In early 2008 Dr. Cohen was Visiting Professor at the Lee Kuan Yew School of Public Policy in Singapore, where he taught a course on the politics of manmade and natural disaster. In Asia he has also taught in Japan (Keio University) and India (Andhra University). He has consulted for numerous foundations and government agencies and was a member of the Policy Planning Staff (Department of State) from 1985-87. Dr. Cohen is currently a member of the National Academy of Science’s Committee on International Security and Arms Control, and was the founder of several arms control and security-related institutions in the U.S. and South Asia. He received undergraduate and graduate education at the University of Chicago, and the PhD in Political Science and Indian Studies from the University of Wisconsin.(CSIS, Washington DC January 2009).
Pradeep Chhibber is a Professor of Political Science at UC Berkeley, in addition to serving as the Director of the Institute of International Studies. He is currently pursuing two current research projects. The first focuses on the influence of religious practice on perceptions of political representation. The second examines governance from the perspective of the citizen. He received his Ph.D. from UCLA, and his M.A. and M.Phil. from the University of Delhi. He holds the Indo-American Community Chair in India Studies and the Class of 1959 Chair at UC Berkeley campus.
His publications include: The Formation of National Party Systems: Federalism and Party Competition in Britain, Canada, India, and the U.S. with Ken Kollman, 2004 (Winner of the 2005 Leon D. Epstein Outstanding Book Award & Runner up for the 2005 Gregory Luebbert Book Award) and Democracy without Associations: Transformation of Party Systems and Social Cleavages in India, 1999.
This talk will be given at the Watson Institute at Brown University
111 Thayer Street Providence, RI
Joukowsky Forum, Room 155
Click here for a map and directions.
Najam Sethi, 63, was educated at Government College, Lahore and Cambridge University UK. He is Pakistan’s most decorated journalist. Newsweek magazine called him “a crusading editor” for his campaigns against corruption in government in the 1990s, for which he was imprisoned in 1999 by the Nawaz Sharif government and set free by the Supreme Court of Pakistan. As an “equal opportunity offender”, he braved imprisonment during the regimes of Zulfikar Ali Bhutto in the 1970s and General Zia ul Haq in the 1980s. He also has three international press freedom awards to his credit for courage in journalism: Golden Pen Award 2009 from the World Editor’s Forum and World Association of Newspapers; Courage in Journalism Award 1999 from the Committee to Protect Journalists, New York; and Press Freedom Award 1999 from Amnesty International, UK.

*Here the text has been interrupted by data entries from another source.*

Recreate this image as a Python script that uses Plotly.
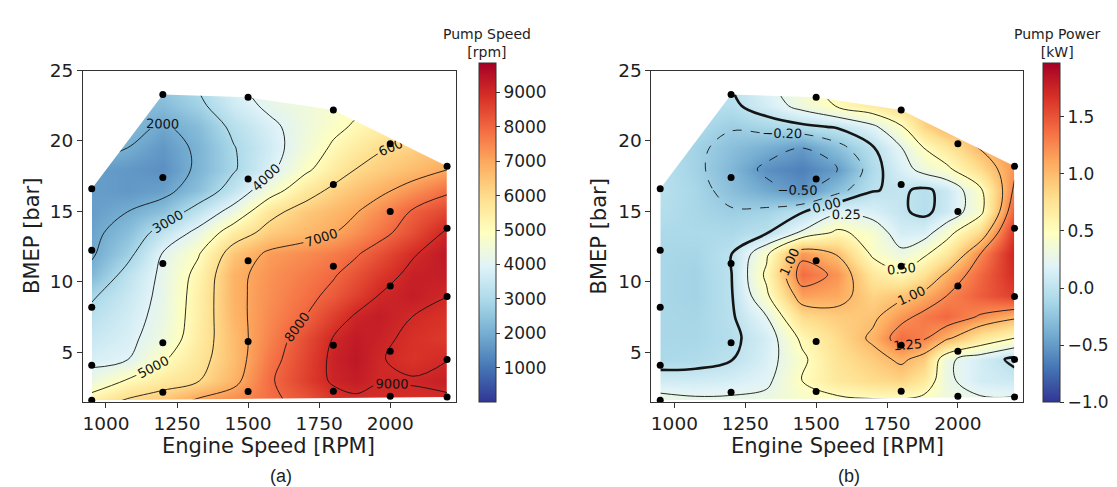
import plotly.graph_objects as go

W, H = 1117, 487

# ---------------- data ----------------
grid_rpm = [950, 1075, 1200, 1325, 1450, 1575, 1700, 1800, 1880, 1960, 2080, 2200]
grid_bmep = [1.5, 3, 4.5, 6, 7.5, 9, 10.5, 12, 13.5, 15, 16.5, 18, 19.5, 21, 22.5, 24]

# Pump speed [rpm], rows follow grid_bmep (bottom -> top), columns follow grid_rpm
pump_speed = [
    [5500, 6150, 6500, 7200, 7450, 7850, 8200, 8700, 8850, 8900, 8850, 8850],
    [4320, 5060, 5560, 5950, 6770, 7900, 8580, 9100, 9250, 9020, 9050, 9200],
    [3790, 3970, 4900, 5690, 6590, 7730, 8500, 9150, 9350, 9050, 8800, 8980],
    [3510, 3800, 4400, 5510, 6620, 7550, 8370, 9030, 9300, 9150, 8850, 8700],
    [3230, 3670, 4270, 5430, 6730, 7440, 8000, 8630, 9100, 9250, 8990, 8800],
    [2900, 3510, 4210, 5390, 6780, 7360, 7800, 8180, 8590, 9020, 9250, 9010],
    [2220, 3280, 4170, 5270, 6780, 7300, 7650, 7940, 8290, 8700, 9180, 9250],
    [1900, 2740, 4040, 4930, 6430, 7150, 7400, 7650, 7930, 8310, 8940, 9350],
    [1800, 2370, 3350, 4230, 5510, 6300, 6660, 6960, 7340, 7750, 8370, 9100],
    [1700, 1990, 2400, 3350, 4320, 5730, 6340, 6680, 6950, 7380, 8080, 8510],
    [1700, 1600, 1750, 2410, 3390, 4570, 5590, 6180, 6490, 6800, 7320, 7860],
    [1700, 1600, 1450, 2150, 2920, 3810, 4810, 5510, 6010, 6250, 6610, 6970],
    [2300, 2000, 1600, 2140, 2960, 3660, 4460, 5130, 5520, 5920, 6200, 6450],
    [2600, 2300, 1880, 2340, 3190, 3810, 4370, 4800, 5110, 5370, 5770, 6150],
    [2400, 2300, 2300, 2800, 3630, 4160, 4430, 4660, 4830, 5010, 5300, 5600],
    [2600, 2500, 2600, 3100, 3900, 4300, 4600, 4900, 5200, 5500, 5800, 6100],
]

# Pump power [kW]
pump_power = [
    [0.35, 0.30, 0.30, 0.32, 0.40, 0.42, 0.45, 0.45, 0.40, 0.35, 0.30, 0.30],
    [0.10, 0.10, 0.13, 0.20, 0.50, 0.70, 0.80, 0.85, 0.70, 0.30, 0.12, 0.08],
    [-0.10, -0.08, -0.01, 0.15, 0.45, 0.75, 0.90, 1.05, 0.90, 0.30, 0.12, -0.05],
    [-0.12, -0.12, -0.05, 0.12, 0.55, 0.80, 1.05, 1.38, 1.28, 1.05, 0.70, 0.50],
    [-0.12, -0.13, -0.03, 0.24, 0.80, 0.90, 0.95, 1.18, 1.32, 1.40, 1.22, 1.05],
    [-0.12, -0.15, -0.02, 0.45, 1.14, 1.10, 0.85, 0.95, 1.08, 1.25, 1.45, 1.60],
    [-0.12, -0.15, -0.01, 0.55, 1.38, 1.20, 0.70, 0.55, 0.75, 1.05, 1.40, 1.70],
    [-0.12, -0.13, -0.01, 0.45, 1.18, 0.98, 0.45, 0.30, 0.45, 0.68, 1.25, 1.75],
    [-0.10, -0.10, -0.10, -0.02, 0.28, 0.55, 0.40, 0.12, 0.15, 0.40, 0.82, 1.65],
    [-0.05, -0.12, -0.18, -0.15, -0.02, 0.20, 0.15, 0.03, -0.05, 0.08, 0.42, 1.45],
    [-0.03, -0.12, -0.28, -0.42, -0.55, -0.28, -0.01, 0.03, -0.04, 0.06, 0.45, 1.30],
    [-0.03, -0.15, -0.33, -0.56, -0.64, -0.50, -0.08, 0.15, 0.33, 0.44, 0.80, 1.20],
    [-0.03, -0.15, -0.28, -0.38, -0.50, -0.28, -0.02, 0.24, 0.50, 0.70, 1.02, 1.20],
    [-0.03, -0.08, -0.18, -0.12, -0.05, 0.02, 0.20, 0.47, 0.85, 1.05, 1.10, 1.15],
    [-0.03, -0.04, -0.05, 0.12, 0.33, 0.52, 0.68, 0.82, 0.95, 1.05, 1.12, 1.18],
    [-0.03, -0.03, 0.00, 0.20, 0.42, 0.60, 0.75, 0.90, 1.00, 1.10, 1.15, 1.20],
]

# measured operating points
meas_rpm = [950, 950, 950, 950, 950,
            1200, 1200, 1200, 1200, 1200,
            1500, 1500, 1500, 1500, 1500,
            1800, 1800, 1800, 1800, 1800,
            2000, 2000, 2000, 2000, 2000,
            2200, 2200, 2200, 2200, 2200]
meas_bmep = [1.6, 4.08, 8.2, 12.25, 16.6,
             2.17, 5.67, 11.3, 17.4, 23.3,
             2.22, 5.76, 11.5, 17.3, 23.1,
             2.24, 5.49, 11.1, 16.9, 22.2,
             1.88, 5.07, 9.7, 15.0, 19.8,
             1.83, 4.49, 8.96, 13.8, 18.2]

speed_levels = [2000, 9000, 1000]
speed_ticks = [1000, 2000, 3000, 4000, 5000, 6000, 7000, 8000, 9000]
power_ticks = [-1.0, -0.5, 0.0, 0.5, 1.0, 1.5]
power_tick_text = ["\u22121.0", "\u22120.5", "0.0", "0.5", "1.0", "1.5"]
rpm_ticks = [1000, 1250, 1500, 1750, 2000]
bmep_ticks = [5, 10, 15, 20, 25]

# ---------------- helpers ----------------
def convex_hull(xs, ys):
    pts = sorted(set(zip(xs, ys)))

    def cross(o, a, b):
        return (a[0] - o[0]) * (b[1] - o[1]) - (a[1] - o[1]) * (b[0] - o[0])

    lower, upper = [], []
    for p in pts:
        while len(lower) >= 2 and cross(lower[-2], lower[-1], p) <= 0:
            lower.pop()
        lower.append(p)
    for p in reversed(pts):
        while len(upper) >= 2 and cross(upper[-2], upper[-1], p) <= 0:
            upper.pop()
        upper.append(p)
    return lower[:-1] + upper[:-1]  # counter-clockwise


hull = convex_hull(meas_rpm, meas_bmep)
# outer rectangle clockwise, hull counter-clockwise -> hole
mask_x = [700, 700, 2500, 2500, 700, None] + [p[0] for p in hull] + [hull[0][0]]
mask_y = [-5, 30, 30, -5, -5, None] + [p[1] for p in hull] + [hull[0][1]]

rdylbu_r = ["rgb(49,54,149)", "rgb(69,117,180)", "rgb(116,173,209)", "rgb(171,217,233)",
            "rgb(224,243,248)", "rgb(255,255,191)", "rgb(254,224,144)", "rgb(253,174,97)",
            "rgb(244,109,67)", "rgb(215,48,39)", "rgb(165,0,38)"]
cscale = [[i / 10, c] for i, c in enumerate(rdylbu_r)]
black = [[0, "#151515"], [1, "#151515"]]

FONT = "DejaVu Sans"
TICKF = dict(family=FONT, size=18.5, color="#1e1e1e")
CBTICKF = dict(family=FONT, size=17, color="#1e1e1e")
LABF = dict(family=FONT, size=13, color="#111111")

y0 = 1 - 392 / H
y1 = 1 - 52.7 / H


def cbar(xpx, tickvals, ticktext=None):
    d = dict(x=xpx / W, xanchor="left", y=y0, yanchor="bottom",
             len=339, lenmode="pixels", thickness=17, thicknessmode="pixels",
             xpad=0, ypad=0, outlinewidth=1, outlinecolor="#333",
             tickvals=tickvals, ticks="outside", ticklen=4, tickwidth=1,
             tickcolor="#333", tickfont=CBTICKF)
    if ticktext is not None:
        d["ticktext"] = ticktext
    return d


fig = go.Figure()

# ---- (a) pump speed ----
fig.add_trace(go.Contour(x=grid_rpm, y=grid_bmep, z=pump_speed, colorscale=cscale,
                         zmin=0, zmax=9850, contours=dict(coloring="heatmap", showlines=False),
                         line=dict(width=0), colorbar=cbar(470, speed_ticks),
                         hoverinfo="skip", xaxis="x", yaxis="y"))
fig.add_trace(go.Contour(x=grid_rpm, y=grid_bmep, z=pump_speed, autocontour=False,
                         contours=dict(start=speed_levels[0], end=speed_levels[1], size=speed_levels[2],
                                       coloring="lines", showlabels=True, labelfont=LABF,
                                       labelformat="d"),
                         colorscale=black, showscale=False, line=dict(width=0.9, smoothing=1),
                         hoverinfo="skip", xaxis="x", yaxis="y"))

# ---- (b) pump power ----
fig.add_trace(go.Contour(x=grid_rpm, y=grid_bmep, z=pump_power, colorscale=cscale,
                         zmin=-1.0, zmax=1.97, contours=dict(coloring="heatmap", showlines=False),
                         line=dict(width=0), colorbar=cbar(1035, power_ticks, power_tick_text),
                         hoverinfo="skip", xaxis="x2", yaxis="y2"))

power_line_sets = [
    (-0.5, -0.2, 0.3, 0.9, "dash"),
    (0.0, 0.0, 1.0, 2.6, "solid"),
    (0.25, 0.5, 0.25, 0.9, "solid"),
    (1.0, 1.25, 0.25, 0.9, "solid"),
]
for s, e, sz, w, dash in power_line_sets:
    fig.add_trace(go.Contour(x=grid_rpm, y=grid_bmep, z=pump_power, autocontour=False,
                             contours=dict(start=s, end=e, size=sz, coloring="lines",
                                           showlabels=True, labelfont=LABF, labelformat=".2f"),
                             colorscale=black, showscale=False,
                             line=dict(width=w, dash=dash, smoothing=1),
                             hoverinfo="skip", xaxis="x2", yaxis="y2"))

# masks outside convex hull + measurement points
for xa, ya in (("x", "y"), ("x2", "y2")):
    fig.add_trace(go.Scatter(x=mask_x, y=mask_y, mode="lines", fill="toself",
                             fillcolor="white", line=dict(width=0, color="white"),
                             hoverinfo="skip", showlegend=False, xaxis=xa, yaxis=ya))
    fig.add_trace(go.Scatter(x=meas_rpm, y=meas_bmep, mode="markers",
                             marker=dict(color="black", size=7),
                             hoverinfo="skip", showlegend=False, xaxis=xa, yaxis=ya))

axis_common = dict(showline=True, mirror=True, linecolor="#333", linewidth=1,
                   ticks="outside", ticklen=5, tickwidth=1, tickcolor="#333",
                   showgrid=False, zeroline=False, tickfont=TICKF)

fig.update_layout(
    width=W, height=H, margin=dict(l=0, r=0, t=0, b=0),
    paper_bgcolor="white", plot_bgcolor="white", showlegend=False,
    xaxis=dict(domain=[74 / W, 447 / W], range=[919, 2230], tickvals=rpm_ticks,
               anchor="y", **axis_common),
    yaxis=dict(domain=[y0, y1], range=[1.46, 25.0], tickvals=bmep_ticks,
               anchor="x", **axis_common),
    xaxis2=dict(domain=[643 / W, 1015 / W], range=[919, 2230], tickvals=rpm_ticks,
                anchor="y2", **axis_common),
    yaxis2=dict(domain=[y0, y1], range=[1.46, 25.0], tickvals=bmep_ticks,
                anchor="x2", **axis_common),
)


def ann(text, xpx, ypx, size, family=FONT, angle=0):
    fig.add_annotation(text=text, x=xpx / W, y=1 - ypx / H, xref="paper", yref="paper",
                       showarrow=False, xanchor="center", yanchor="middle",
                       textangle=angle, font=dict(family=family, size=size, color="#1e1e1e"))


ann("Engine Speed [RPM]", 260, 437, 21)
ann("Engine Speed [RPM]", 829, 437, 21)
ann("BMEP [bar]", 23, 222, 21, angle=-90)
ann("BMEP [bar]", 591, 222, 21, angle=-90)
ann("Pump Speed<br>[rpm]", 478, 25, 14)
ann("Pump Power<br>[kW]", 1049, 25, 14)
ann("(a)", 272, 468, 18, family="Liberation Sans")
ann("(b)", 841, 468, 18, family="Liberation Sans")

fig.write_html("out.html")
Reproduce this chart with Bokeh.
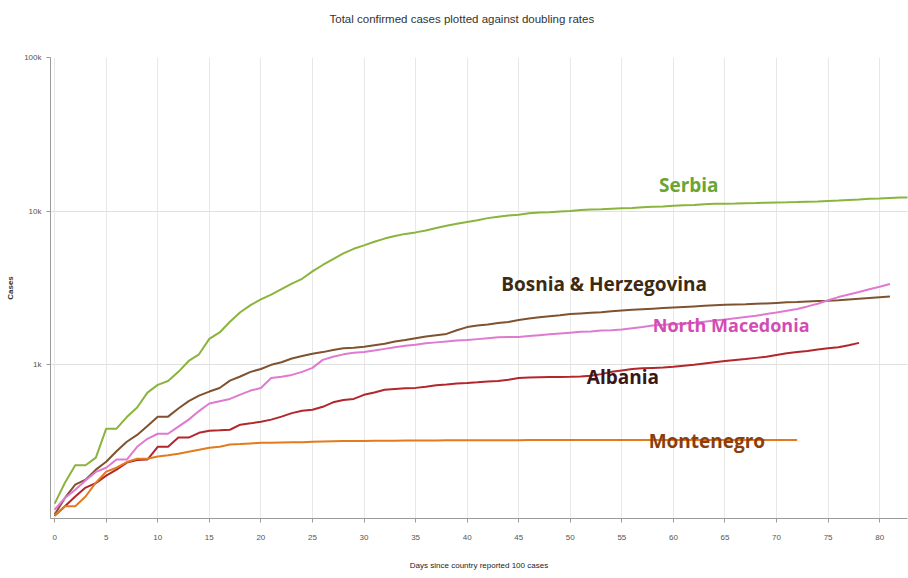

He is the Founder Editor-in-Chief of the The Friday Times, Pakistan’s most outspoken secular liberal weekly paper and the Founding Editor-in-Chief of Daily Times and Daily Aajkal, from 2001-2009, both national secular liberal papers. He is currently Editor-in-Chief/Executive Director of Dunya TV, a national news broadcasting network, where he appears thrice weekly as a political commentator. For many years he wrote the Pakistan report in The Economist Intelligence Unit and still remains the Pakistan Correspondent of The Economist, London.
He writes op-ed articles for world newspapers, including The Wall Street Journal, International Herald Tribune, The Independent, UK, and various Indian and European papers and is a regular media commentator on top TV and Radio channels of India and Pakistan, including BBC; NPR, NDTV, CNN, etc.
Atul Kohli is the David K.E. Bruce Professor of International Affairs and Professor of Politics and International Affairs at Princeton University. His principal research interests are in the areas of comparative political economy with a focus on the developing countries.
He is the author of State-Directed Development: Political Power and Industrialization in the Global Periphery (winner of the Charles Levine Award (2005) of the International Political Science Association); Democracy and Discontent: India’s Growing Crisis of Governability; The State and Poverty in India; and the editor of six volumes: The State and Development in the Third World; India’s Democracy; State Power and Social Forces; Community Conflicts and the State in India; The Success of India’s Democracy; States, Markets and Just Growth. He has also published some fifty articles. His current research focuses on the topic of “imperialism and the developing world.” He is the Chief Editor of World Politics. He has received grants and fellowships from the Social Science Research Council, Ford Foundation and Russell Sage Foundation. Ph.D. University of California, Berkeley.